For drivers who enjoy listening to news radio stations on their way to work, the state of the national budget may cause a disruption to their morning commutes.
Though the U.S. Senate has yet to approve a federal budget for the next fiscal year, the U.S. House of Representatives recently voted to eliminate all federal funding for public broadcasting, constituting a drop of about $445 million by 2013.
While the loss may not be substantial for broadcasting giants such as Public Broadcasting Service and National Public Radio, local broadcasting stations across the country would feel significant financial effects.
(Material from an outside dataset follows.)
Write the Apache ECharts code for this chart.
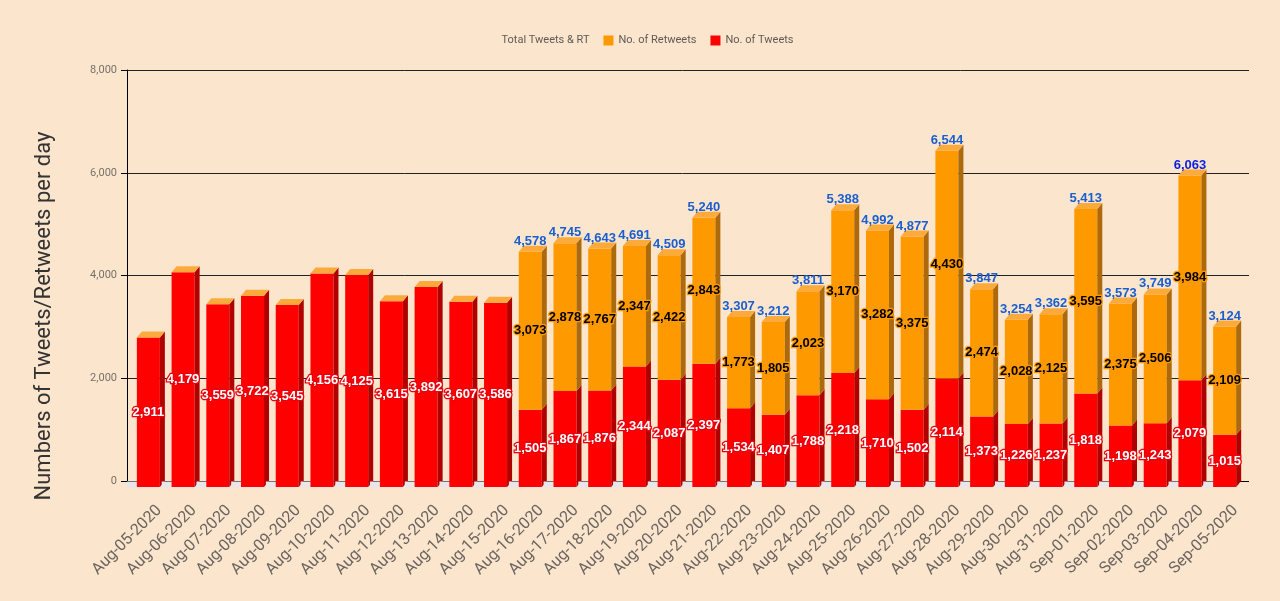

According to NPR’s website, the company gains 34 percent of its revenue through membership fees that stations like Michigan Radio — the NPR station affiliated with the University that serves Ann Arbor, Detroit, Flint, and Grand Rapids — pay in exchange for programming. NPR does not receive any direct federal funding, though about 2 percent of the company’s revenue comes from grants awarded by federal agencies.
If the bill is passed, Michigan Radio stands to lose up to $425,000 of federal funding — a figure that represents 8 percent of the station’s yearly budget.
“($445 million) per year is a relatively small number in the scope of the federal budget,” Steve Chrypinski, Michigan Radio’s marketing director, said. “(But) for some stations that would be a really (harmful) cut. Federal money can be up to 40 percent of (a station’s) budget.”
Severely affected stations like WNMU, which broadcasts in Michigan’s Upper Peninsula and northeast Wisconsin, will experience the greatest financial distress in the event of a funding cut. Eric Smith, WNMU’s general manager, told The Los Angeles Times in a March 11 article that the loss of funding “would be devastating” for the station.
Other stations in similar financial positions would be forced to lay off many staff members as well as decrease programming, Chrypinski said. He added that Michigan Radio would consider these options to make up for lost revenue, and the station may increase fundraising.
“We haven’t made any specific contingency plans saying we’re going to eliminate this program or make changes in staff,” Chrypinski said. “(That is) partly because we don’t know how it’s going to shake out — will that money be cut by a percentage (or) will it go away entirely?”
While Michigan Radio is part of an industry that has been shrinking in recent years, Chrypinski said the company has increased reporters to “fill the gap” between demands for news radio and the dwindling supply of companies still broadcasting.
“Aside from what NPR does (by) providing national and international news, we do dozens of local feature stories covering news going on in Michigan,” Chrypinski said. “Public broadcasting is really filling a need that I think is there.”